Non sono ancora note le motivazioni, ma il consiglio di Stato rinuncia da subito alla sua applicazione retroattiva. Vittoria amara per Claudio Zali
Da quasi tre anni e mezzo la legge che istituisce la tassa di collegamento era oggetto di ricorso presso il Tribunale federale di Losanna. Una ventina i ricorrenti in rappresentanza di altrettante aziende, soprattutto della grande distribuzione, ma anche assicurazioni, società immobiliari, industrie e fondi d’investimento, che attendevano da tempo una risposta che è arrivata nel momento peggiore. La crisi economica generata da quella sanitaria sta già mordendo e morderà ancora di più nei prossimi mesi. Il prelievo complessivo a carico di imprese e cittadini sarebbe pari a 18 milioni di franchi l’anno. Soldi che in questo periodo sarebbero manna per l’economia ticinese. Insomma, i giudici federali non potevano scegliere momento meno opportuno, per usare un eufemismo, per dare ulteriore avallo a questa normativa pensata per scoraggiare il traffico privato a vantaggio di quello pubblico e collettivo. Vigendo la separazione dei poteri, si potrebbe argomentare giustamente che la massima istanza giudiziaria prende le sue decisioni in base al diritto e alla giurisprudenza indipendentemente dall’attualità. Sulla legalità della stessa non ci sono dubbi visto che era stata approvata - non senza lacerazioni politiche - prima dalla maggioranza del Gran Consiglio e poi dal popolo, anche se di strettissima misura. Non sono ancora note le motivazioni dei giudici di Mon Repos e quindi sono prematuri i commenti di carattere tecnico e politico. Ma una valutazione generale è doverosa per dire che ora la palla passa di nuovo in mano alla politica. Già due partiti hanno chiesto se non l’abrogazione tout court della tassa (l’Udc) almeno il congelamento del prelievo (il Ppd). Insomma, comunque si procederà, sarà giocoforza una decisione politica influenzata dalla situazione contingente. Lo fu anche cinque anni fa quando sull’onda della lotta al ‘parcheggio selvaggio’ (Claudio Zali dixit) si mirava a colpire le aziende che occupavano frontalieri rei di spostarsi prevalentemente in auto per andare al lavoro. Si è capito dopo - e non poteva essere altrimenti - che la misura riguardava tutti i grandi attrattori di traffico e quindi anche chi in Ticino oltre a lavorarci ci vive.

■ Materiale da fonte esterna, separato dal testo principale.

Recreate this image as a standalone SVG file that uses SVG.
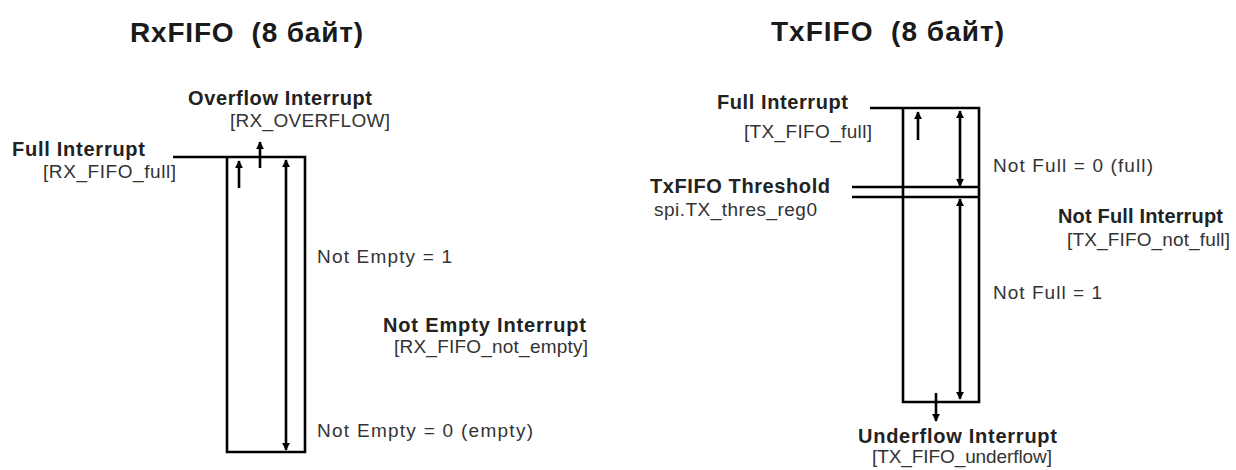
<svg xmlns="http://www.w3.org/2000/svg" width="1236" height="470" viewBox="0 0 1236 470">
<style>
.t{font-family:"Liberation Sans",Arial,sans-serif;font-weight:bold;font-size:28px;fill:#1a1a1a}
.b{font-family:"Liberation Sans",Arial,sans-serif;font-weight:bold;font-size:20px;fill:#222}
.r{font-family:"Liberation Sans",Arial,sans-serif;font-size:19px;fill:#333}
.ln{stroke:#000;stroke-width:2.6;fill:none}
.ar{stroke:#000;stroke-width:2.6;fill:none}
</style>
<defs>
<marker id="ah" viewBox="0 0 10 10" refX="9" refY="5" markerWidth="3.4" markerHeight="3" orient="auto-start-reverse" markerUnits="strokeWidth">
<path d="M0,0 L10,5 L0,10 z" fill="#000"/>
</marker>
</defs>
<rect width="1236" height="470" fill="#fff"/>

<g id="rx-title"><text class="t" x="130" y="42" textLength="233" xml:space="preserve">RxFIFO  (8 байт)</text></g>
<g id="rx-fifo"><path class="ln" d="M173,157 H305 V452 H227 V157"/></g>
<g id="rx-overflow"><text class="b" x="188" y="105" textLength="184">Overflow Interrupt</text><text class="r" x="230" y="127" textLength="160">[RX_OVERFLOW]</text></g>
<g id="rx-full"><text class="b" x="12" y="156" textLength="133">Full Interrupt</text><text class="r" x="43" y="178" textLength="133">[RX_FIFO_full]</text></g>
<g id="rx-ne1"><text class="r" x="317" y="263" textLength="135">Not Empty = 1</text></g>
<g id="rx-neint"><text class="b" x="383" y="332" textLength="203">Not Empty Interrupt</text><text class="r" x="394" y="353" textLength="194">[RX_FIFO_not_empty]</text></g>
<g id="rx-ne0"><text class="r" x="317" y="437" textLength="216">Not Empty = 0 (empty)</text></g>

<g id="tx-title"><text class="t" x="771" y="41" textLength="233" xml:space="preserve">TxFIFO  (8 байт)</text></g>
<g id="tx-fifo"><path class="ln" d="M870,108 H979 V402 H903 V108"/><path class="ln" d="M852,187 H979 M852,197 H979"/></g>
<g id="tx-full"><text class="b" x="717" y="109" textLength="131">Full Interrupt</text><text class="r" x="744" y="138" textLength="128">[TX_FIFO_full]</text></g>
<g id="tx-thres"><text class="b" x="650" y="193" textLength="180">TxFIFO Threshold</text><text class="r" x="654" y="216" textLength="163">spi.TX_thres_reg0</text></g>
<g id="tx-nf0"><text class="r" x="993" y="172" textLength="160">Not Full = 0 (full)</text></g>
<g id="tx-nfint"><text class="b" x="1058" y="223" textLength="165">Not Full Interrupt</text><text class="r" x="1067" y="246" textLength="163">[TX_FIFO_not_full]</text></g>
<g id="tx-nf1"><text class="r" x="993" y="299" textLength="109">Not Full = 1</text></g>
<g id="tx-under"><text class="b" x="858" y="443" textLength="199">Underflow Interrupt</text><text class="r" x="872" y="463" textLength="180">[TX_FIFO_underflow]</text></g>

<g id="connectors">
<line class="ar" x1="239" y1="188" x2="239" y2="161" marker-end="url(#ah)"/>
<line class="ar" x1="260" y1="168" x2="260" y2="142" marker-end="url(#ah)"/>
<line class="ar" x1="286" y1="160" x2="286" y2="450" marker-start="url(#ah)" marker-end="url(#ah)"/>
<line class="ar" x1="918" y1="140" x2="918" y2="112" marker-end="url(#ah)"/>
<line class="ar" x1="960" y1="111" x2="960" y2="186" marker-start="url(#ah)" marker-end="url(#ah)"/>
<line class="ar" x1="960" y1="199" x2="960" y2="399" marker-start="url(#ah)" marker-end="url(#ah)"/>
<line class="ar" x1="936" y1="393" x2="936" y2="421" marker-end="url(#ah)"/>
</g>
</svg>
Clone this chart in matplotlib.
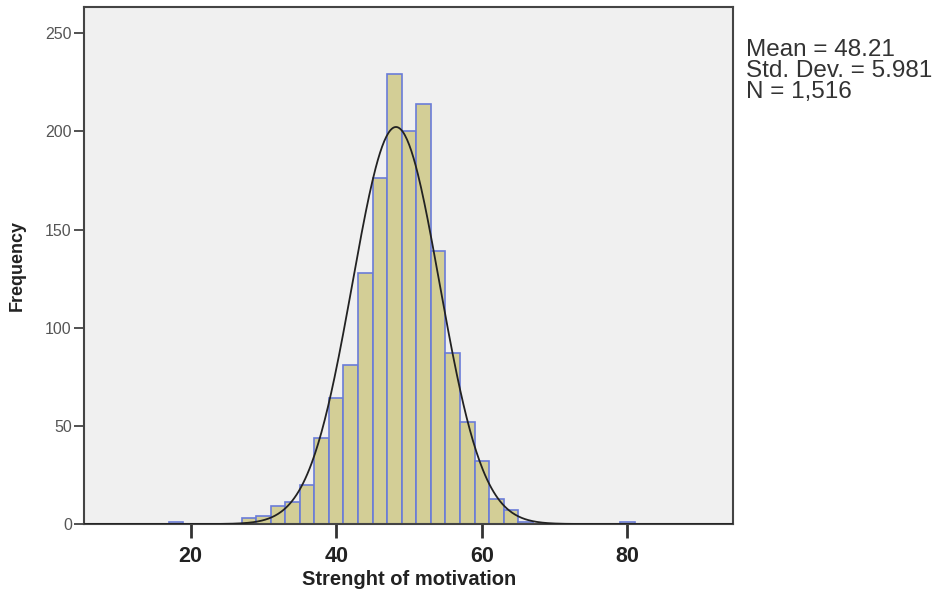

Il consiglio di Stato prudentemente non ha preso posizione, se non per mettere le mani avanti sulla retroattività che è esclusa a priori, soprattutto in un momento di crisi economica. Quando saranno note le motivazioni giuridiche, l’esecutivo cantonale si chinerà anche sui legittimi interrogativi relativi alla messa in vigore del periodo di prova di tre anni, come previsto dal messaggio governativo. Nella propria valutazione - fa sapere il governo - si terrà debitamente conto dell’attuale situazione di emergenza con la quale il Cantone Ticino è confrontato. Certo è che uno dei cavalli di battaglia che ha caratterizzato negli anni scorsi l’azione politica del consigliere di Stato Claudio Zali, responsabile del Dipartimento del territorio, non può più essere rivendicata come una vittoria.